Apologies abound. "Oh! Colormist! I know your name is Colormist! I'm sorry!! I don't know why I said, "Clark."

Sadly, I actually liked this editor, but she slipped a notch. Everyone slips a notch in my book when they can't get my name straight. Meh.

----

Then, later, Clark is talking to the business office. Friendly chatter trying to soften her appearance as mean (which is why she didn't get the marketing manager promotion--supposedly). Mole comes up to Clark and starts talking about 'Colormist' and how she has a story about 'Colormist.'

Clark looks all confused. Is Mole's relative named Colormist? Finally Clark says, "Um, I'm Clark?"

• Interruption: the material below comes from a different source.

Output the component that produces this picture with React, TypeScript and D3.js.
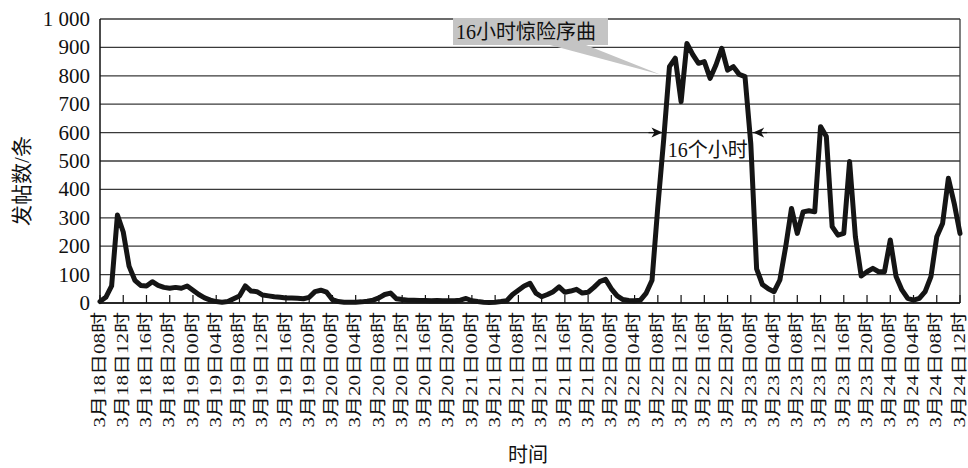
import * as d3 from 'd3';

// hourly post counts, 3月18日08时 .. 3月24日12时
const hourlyPosts = [
  5, 20, 60, 310, 250, 130, 80, 62, 60, 75, 62, 55, 52, 55, 52, 60, 45, 30, 18, 10,
  5, 3, 5, 15, 25, 60, 42, 40, 28, 25, 22, 20, 18, 18, 17, 15, 20, 40, 45, 38,
  12, 5, 3, 3, 3, 4, 6, 10, 18, 30, 35, 15, 12, 10, 10, 9, 9, 8, 9, 8,
  8, 8, 10, 16, 8, 5, 3, 2, 3, 5, 8, 30, 45, 60, 69, 35, 22, 30, 40, 57,
  38, 42, 48, 35, 38, 55, 75, 83, 50, 25, 12, 9, 8, 10, 35, 80, 340, 574, 832, 862,
  709, 914, 875, 844, 850, 791, 838, 897, 820, 832, 805, 797, 560, 120, 65, 50, 40, 81, 198, 333,
  245, 321, 325, 321, 621, 586, 269, 239, 245, 498, 233, 95, 110, 122, 110, 110, 222, 93, 46, 16,
  10, 16, 40, 93, 233, 280, 439, 351, 245,
];

const tickLabels = [
  '3月18日08时', '3月18日12时', '3月18日16时', '3月18日20时',
  '3月19日00时', '3月19日04时', '3月19日08时', '3月19日12时', '3月19日16时', '3月19日20时',
  '3月20日00时', '3月20日04时', '3月20日08时', '3月20日12时', '3月20日16时', '3月20日20时',
  '3月21日00时', '3月21日04时', '3月21日08时', '3月21日12时', '3月21日16时', '3月21日20时',
  '3月22日00时', '3月22日04时', '3月22日08时', '3月22日12时', '3月22日16时', '3月22日20时',
  '3月23日00时', '3月23日04时', '3月23日08时', '3月23日12时', '3月23日16时', '3月23日20时',
  '3月24日00时', '3月24日04时', '3月24日08时', '3月24日12时',
];
const tickStep = 4; // hours between tick labels

const yTicks = [0, 100, 200, 300, 400, 500, 600, 700, 800, 900, 1000];

const width = 968;
const height = 468;
const margin = { top: 19, right: 8, bottom: 165, left: 100 };

const serif = "'Liberation Serif', 'Noto Sans CJK SC', serif";

function fmtTick(v: number) {
  return v >= 1000 ? `${Math.floor(v / 1000)} ${String(v % 1000).padStart(3, '0')}` : String(v);
}

export default function App() {
  const x = d3.scaleLinear()
    .domain([0, hourlyPosts.length - 1])
    .range([margin.left, width - margin.right]);
  const y = d3.scaleLinear()
    .domain([0, 1000])
    .range([height - margin.bottom, margin.top]);

  const line = d3.line<number>()
    .x((_d, i) => x(i))
    .y(d => y(d));

  const x0 = x.range()[0];
  const x1 = x.range()[1];
  const y0 = y.range()[0];
  const y1 = y.range()[1];

  // annotation anchors in data units
  const arrowLeft = x(96.8);
  const arrowRight = x(112.4);
  const arrowY = y(600);
  const boxX = 453;
  const boxY = 18;

  return (
    <svg width={width} height={height} style={{ position: 'absolute', left: 0, top: 0, background: '#fff' }}>
      {yTicks.map(t => (
        <line key={t} x1={x0} x2={x1} y1={y(t)} y2={y(t)} stroke="#3a3a3a" strokeWidth={1.3} />
      ))}
      <line x1={x1} x2={x1} y1={y1} y2={y0} stroke="#3a3a3a" strokeWidth={1.3} />
      <line x1={x0} x2={x0} y1={y1} y2={y0} stroke="#111" strokeWidth={1.5} />
      <line x1={x0} x2={x1} y1={y0} y2={y0} stroke="#111" strokeWidth={1.5} />

      {yTicks.map(t => (
        <text key={t} x={x0 - 10} y={y(t)} textAnchor="end" dominantBaseline="central"
          fontFamily={serif} fontSize={21} fill="#111">{fmtTick(t)}</text>
      ))}

      {tickLabels.map((lab, i) => {
        const tx = x(i * tickStep);
        return (
          <g key={lab}>
            <line x1={tx} x2={tx} y1={y0} y2={y0 - 8} stroke="#111" strokeWidth={1.2} />
            <text transform={`translate(${tx - 1},${y0 + 9}) rotate(-90) scale(1.05,0.84)`} textAnchor="end"
              dominantBaseline="central" fontFamily={serif} fontSize={20} fill="#111">{lab}</text>
          </g>
        );
      })}

      <path d={line(hourlyPosts) ?? ''} fill="none" stroke="#151515" strokeWidth={5}
        strokeLinejoin="round" strokeLinecap="round" />

      {/* callout */}
      <polygon points={`550,${boxY + 27} 586,${boxY + 27} ${x(96.4)},${y(805)}`} fill="#c4c4c4" />
      <rect x={boxX} y={boxY} width={155} height={27} fill="#c4c4c4" />
      <text x={boxX + 3} y={boxY + 14} dominantBaseline="central" fontFamily={serif}
        fontSize={20} fill="#111">16小时惊险序曲</text>

      {/* 16 hour span arrows */}
      <line x1={arrowLeft - 14} x2={arrowLeft} y1={arrowY} y2={arrowY} stroke="#111" strokeWidth={1.3} />
      <polygon points={`${arrowLeft},${arrowY} ${arrowLeft - 11},${arrowY - 5} ${arrowLeft - 8},${arrowY} ${arrowLeft - 11},${arrowY + 5}`} fill="#111" />
      <line x1={arrowRight} x2={arrowRight + 14} y1={arrowY} y2={arrowY} stroke="#111" strokeWidth={1.3} />
      <polygon points={`${arrowRight},${arrowY} ${arrowRight + 11},${arrowY - 5} ${arrowRight + 8},${arrowY} ${arrowRight + 11},${arrowY + 5}`} fill="#111" />
      <text x={x(104.6)} y={y(540)} textAnchor="middle" dominantBaseline="central"
        fontFamily={serif} fontSize={20} fill="#111">16个小时</text>

      {/* axis titles */}
      <text transform={`translate(22,${181}) rotate(-90)`} textAnchor="middle" dominantBaseline="central"
        fontFamily={serif} fontSize={21} fill="#111">发帖数/条</text>
      <text x={528} y={455} textAnchor="middle" dominantBaseline="central"
        fontFamily={serif} fontSize={20} fill="#111">时间</text>
    </svg>
  );
}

Mole, all flustered, makes excuses for herself, "Well, you know, your names are so SIMILAR."

Clark, "no, they're not."

Mole, "and you work in the same office."

Clark, "you don't confuse Piper with either of us."

Just further proof that I work with oblivious ignoramouses. Don't make excuses for your inability to get a name straight.

Wednesday, June 01, 2005

Clark is not happy

Clark is very not-so-much happy.

ICE & Corporate reclassified everyone's job descriptions today. I'm no longer the Assistant Editor of lore (oh how I loved explaining that story), but instead I am now a Desktop Publishing Associate. I think my previous title had more prestige, but whatever. At least it's slightly more accurate.

Piper is no longer a Computer Systems Specialist I (who actually did design for print & web), but rather a Graphic Artist. She's cozy with it.

Clark, however, isn't all that happy. He's disgruntled enough to make him leave work shortly after hearing the news and go on lunch break. He didn't speak word of the news in the brief minute that he was at his desk. Also, his paper with his new title was all crumpled up in his hand.

Oh, hell! I'm not even happy. I think I'm in shock more than anything. How they hell do they expect us to be happy when receiving a demoted title?? Here's your demotion! Good luck finding another job with a title like that! Wheee!

Needless to say, Carol (head of HR) seemed as pleased as pie with the results. I had to stop myself from yelling at her multiple times during the meeting. OF COURSE YOU'RE HAPPY! You got what you WANT! *flings bagel*

I find myself less & less concerned with business at ICE, customer satisfaction, and any business ventures. Meh, why should I care? If I do care and something flops, it just gets blamed on my department (regardless of how rational). It's not like any problems are going to get solved by pushing the blame on my department.

Whatever. I'm sprucing up my resume.

(which could quite possibly mean the end of my chaotic ICE banter.)